US Secretary of State Colin Powell begins his important visit to Sudan today. Major questions: How tough will Powell be with the Sudanese government, how will the leaders respond, and what will be the consequences if, as expected, Sudan continues to deny the genocide?
Indications that Powell plans to take a strong stand include US government's drumbeating prior to the visit, including the release of satellite photos documenting the destruction on the ground. Currently Voice of America is making strong statements about the need for the Sudanese government to stop the "ethnic cleansing" in Darfur, Sudan--and about the urgency of Secretary Powell's visit.
On the other hand, the US government has not yet declared the situation a genocide, and has not committed to military intervention to stop the slaughter on the ground and to protect the advance of aid efforts in Darfur. In a story being widely circulated today, Africa Action called the Powell trip "Dangerously Naive" and demanded stonger action against the Sudanese government. This story was at the top in Google news "Sudan" when I just checked, and top on AllAfica.com. Africa Action's point of view is that it is impossible to negotiate in good faith with the genocidal, highly manipulative regime in Sudan. Glenn Reynolds on Instapundit.com is out in front this morning with a summary on Sudan--thanks Glenn! He includes a link to a story that suggests Human Rights Watch seems to be asking for military intervention.
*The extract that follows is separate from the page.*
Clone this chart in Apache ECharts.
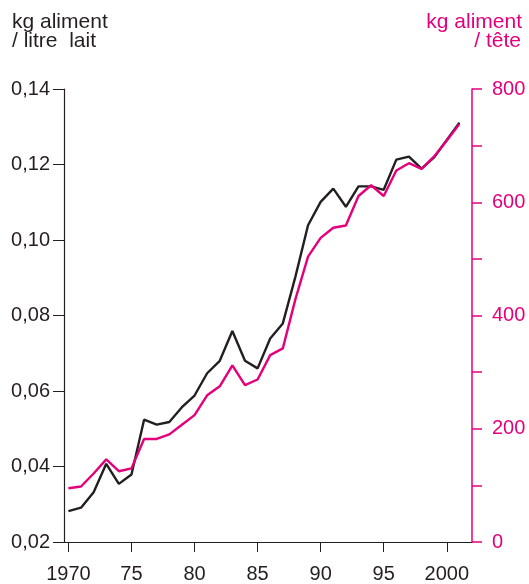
<!DOCTYPE html>
<html>
<head>
<meta charset="utf-8">
<script src="https://cdn.jsdelivr.net/npm/echarts@6/dist/echarts.min.js"></script>
<style>
  html, body { margin: 0; padding: 0; background: #fff; }
  #chart { width: 529px; height: 584px; }
</style>
</head>
<body>
<div id="chart"></div>
<script>
const years = [1970, 1971, 1972, 1973, 1974, 1975, 1976, 1977, 1978, 1979,
  1980, 1981, 1982, 1983, 1984, 1985, 1986, 1987, 1988, 1989,
  1990, 1991, 1992, 1993, 1994, 1995, 1996, 1997, 1998, 1999, 2000, 2001];
// kg aliment / litre lait (axe gauche)
const parLitre = [0.0282, 0.0291, 0.0332, 0.0407, 0.0354, 0.0379, 0.0524, 0.0511, 0.0518, 0.0557,
  0.0588, 0.0647, 0.0680, 0.0759, 0.0680, 0.0660, 0.0739, 0.0779, 0.0903, 0.1039,
  0.1101, 0.1136, 0.1088, 0.1142, 0.1142, 0.1133, 0.1213, 0.1221, 0.1189, 0.1219, 0.1265, 0.1311];
// kg aliment / tête (axe droit)
const parTete = [95, 98, 121, 146, 125, 130, 182, 182, 190, 207,
  224, 259, 275, 312, 277, 287, 330, 342, 429, 504,
  537, 555, 559, 611, 630, 611, 656, 669, 659, 681, 709, 738];
const xTicks = [1970, 1975, 1980, 1985, 1990, 1995, 2000];

const BLACK = '#231f20';
const PINK = '#e4007c';
const FONT = 'Liberation Sans';

const chart = echarts.init(document.getElementById('chart'));
chart.setOption({
  animation: false,
  grid: { left: 64, right: 57, top: 89, bottom: 40 },
  graphic: [
    { type: 'text', left: 12, top: 12,
      style: { text: 'kg aliment', fill: BLACK, font: '21px ' + FONT } },
    { type: 'text', left: 12, top: 31,
      style: { text: '/ litre  lait', fill: BLACK, font: '21px ' + FONT } },
    { type: 'text', right: 7, top: 12,
      style: { text: 'kg aliment', fill: PINK, font: '21px ' + FONT } },
    { type: 'text', right: 8, top: 31,
      style: { text: '/ tête', fill: PINK, font: '21px ' + FONT } }
  ],
  xAxis: {
    type: 'value',
    min: 1969.65,
    max: 2002,
    splitLine: { show: false },
    axisLine: { lineStyle: { color: BLACK, width: 1.2 } },
    axisTick: { customValues: xTicks, length: 10, lineStyle: { color: BLACK } },
    axisLabel: {
      customValues: xTicks,
      color: BLACK, fontSize: 20, fontFamily: FONT, margin: 22,
      formatter: v => (v === 1970 || v === 2000) ? String(v) : String(v).slice(2)
    }
  },
  yAxis: [
    {
      type: 'value',
      min: 0.02, max: 0.14, interval: 0.02,
      position: 'left',
      splitLine: { show: false },
      axisLine: { show: true, lineStyle: { color: BLACK, width: 1.2 } },
      axisTick: { show: true, length: 11, lineStyle: { color: BLACK } },
      axisLabel: {
        color: BLACK, fontSize: 20, fontFamily: FONT, margin: 14,
        formatter: v => v.toFixed(2).replace('.', ',')
      }
    },
    {
      type: 'value',
      min: 0, max: 800, interval: 200,
      position: 'right',
      splitLine: { show: false },
      axisLine: { show: true, lineStyle: { color: PINK, width: 1.5 } },
      axisTick: { show: true, length: 10, lineStyle: { color: PINK, width: 1.5 } },
      minorTick: { show: true, splitNumber: 2, length: 10, lineStyle: { color: PINK, width: 1.5 } },
      axisLabel: { color: PINK, fontSize: 20, fontFamily: FONT, margin: 20 }
    }
  ],
  series: [
    {
      type: 'line',
      yAxisIndex: 0,
      data: years.map((y, i) => [y, parLitre[i]]),
      showSymbol: false,
      lineStyle: { color: BLACK, width: 2.4 },
      z: 2
    },
    {
      type: 'line',
      yAxisIndex: 1,
      data: years.map((y, i) => [y, parTete[i]]),
      showSymbol: false,
      lineStyle: { color: PINK, width: 2.4 },
      z: 3
    }
  ]
});
window.onresize = function () {
  chart.resize();
};
</script>
</body>
</html>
Meanwhile--and predictably--the government of Sudan is taking many steps to silence voices on the ground--ranging from the already reported intimidation of refugees, to banning an anti-US, anti-Israel demonstration that was planned for today, and a broad ban on all demonstrations as part of "security measures" for the visit. A government state newspaper is also claimed yesteday that thousands of refugees are leaving camps and returning home on the eve of the visit. BTW none of these steps are doing much to stop the continual flow of real news from Sudan and Darfur, given a small world of satellite phones, the net, and NGOs.
The poblem at the "world system" level is not lack of knowledge, but lack of decisive action and a (so far) unwillingness to preempt Sudanese sovereignty in order to bring in military force to protect the victims on the ground--or at least to impose a no-fly-zone on government bombers. The Sudanese government is correct in its assessment that what is at stake is its ability to control its own internal affairs. Under the genocide treaty, which the US signed in 1948, the world's governments are obligated to take preemptive, protective action in the case of a genocide within any one nation's borders.
The government says it welcomes the visit of Secretary Powell but rejects interference in its internal affairs:
A statement issued by President Umar Hasan al-Bashir on 24 June had said "foreign quarters" were using Darfur as "an alternative entry to interference in Sudan's internal affairs", according to the Khartoum-based Al-Sahafah daily newspaper.
Sudanese Foreign Minister Mustafa Uthman Isma'il reportedly added during a press conference on Saturday that he rejected "any pressure" by the US and UN concerning "conditions" in Darfur during the impending visits.